Пожалуй, в раннем средневековье нет столетия, более склонного к своеобразному скепсису, чем шестое. Сирийский софист Ураний, о котором Агафий пишет как о человеке, более других византийцев приблизившемся к Хосрову, «желал поддержать так называемое скептическое учение, давать ответы по Пиррону и Сексту [47] и, наконец, внести положение о том, что нельзя знать ничего достоверного» [48]. Сами Агафий и Прокопий, чьи сочинения в большей степени, чем какие-либо иные источники, донесли до нас дух кровавого гигантизма века Юстиниана, сомневаются в возможности познать волю, промысел и природу Божества.
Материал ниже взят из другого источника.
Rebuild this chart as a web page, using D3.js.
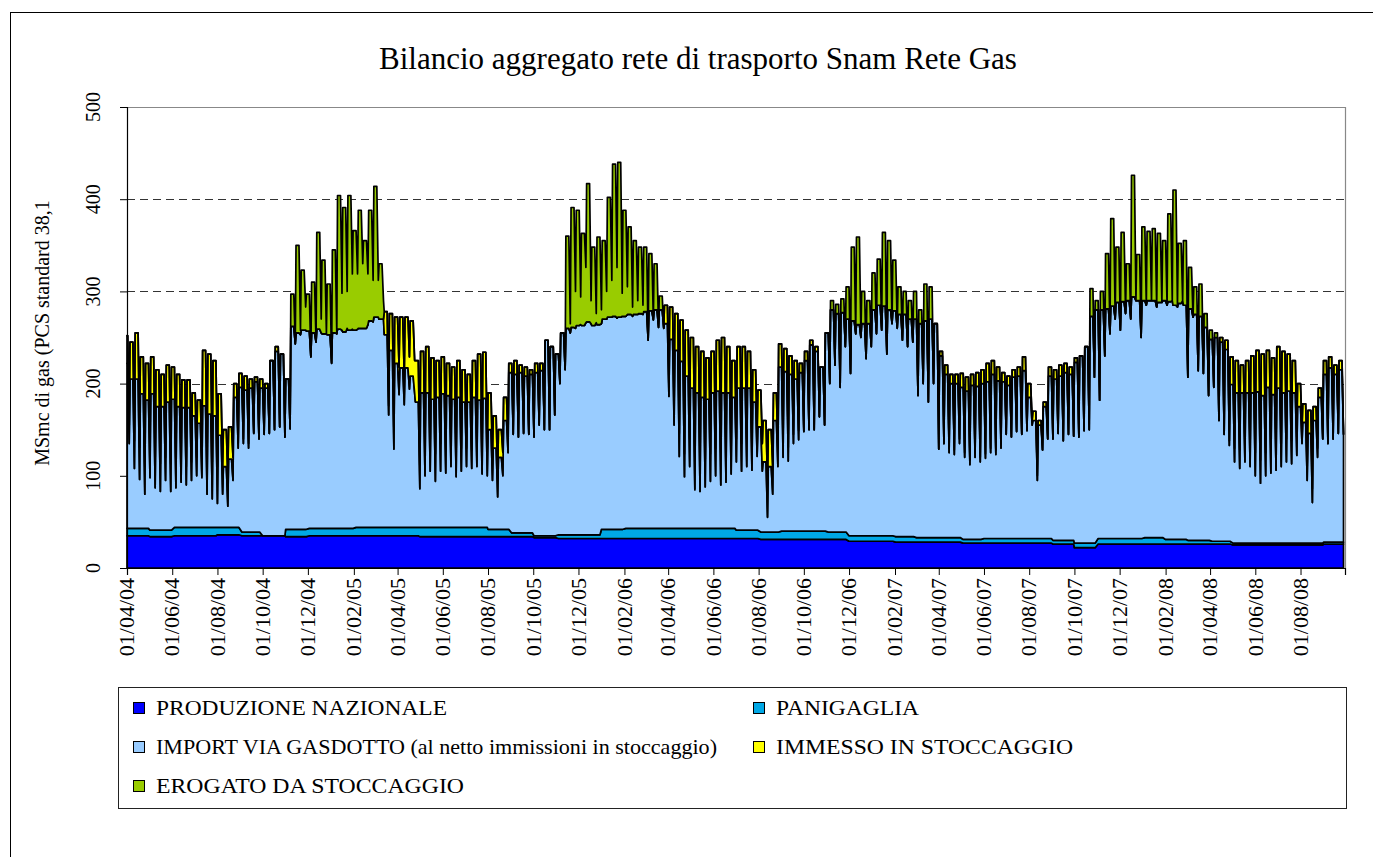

Прокопий вполне в духе античной трагедии говорит о неосмысляемой власти судьбы, являющейся подлинным собственником всего, что человек считает своим [49]. Агафий утверждает, что событиями правит потусторонняя (следовательно, непознаваемая) необходимость [50]. Он же ставит под большой вопрос все претензии догматической учености: «Думать же и уверять себя, что можно постигнуть сущность вещей, было бы самоуверенностью и невежеством, вдвое превышающим незнание» [51]. В рассуждениях историков чувствуется пресыщенность теологическими баталиями, так часто оборачивающимися кровопролитием.
Вынося за скобки общие вопросы, и Прокопий и Агафий обращаются к очевидности исторического действия. Они не анналисты, а историки в классическом античном смысле данного слова, ибо пишут либо об увиденном — о том, чему сами явились свидетелями, либо о том, что зафиксировано вполне достоверно. Прокопий говорит о себе: «Он полагает, что риторике подобает красноречие, поэзии — вымысел, а истории — истина»[52] Агафий идет еще дальше. Он убежден, что «писание истории является делом величайшим, святейшим, стоящим выше всякого другого занятия» [53]. Вспоминая знаменитое скептическое суждение: «Доказательство ослабляет очевидность» [54],— мы не можем не заметить, что история остается единственной очевидной реальностью, когда скепсис, помноженный на усталость и разочарование, делает недостоверными остальные области приложения мысли. Недоступный разумению человека промысел высших сил, по крайней мере здесь, раскрывается в течении исторических перемен. Когда-то Фалес сказал: «Мудрее всего время, ибо оно все обнаруживает»; наблюдение за его бегом для Прокопия и Агафия превращается в способ постижения природы сущего. «Ход вещей» говорит сам за себя в отличие от бесплодных во- прошаний, обращенных к их сущности.
43
Так называемые монофелитские споры в первой половине VII века были по своему накалу все-таки лишь эпизодом в сравнении с несторианскими или монофизитскими «баталиями», вызвавшими миграцию десятков тысяч христиан на Восток.
45
«Тайная история», XVIII. 29. Переводчик (А. А. Чекалова) отсылает нас к императорской новелле CXXXII, где Юстиниан сам признается в тяге к богословию.
47
Имеются в виду основатель скептического способа философствования Пиррон из Элиды (ок. 360—270 до н. э.) и Секст Эмпирик (вторая половина II века н. э.); до нас дошли два больших трактата последнего («Три книги Пирроновых положений» и «Против ученых»), гда в систематической форме излагается скептическое учение.
54
См. подробный разбор этого суждения ниже, при рассмотрении философских взглядов и творчества Дамаския.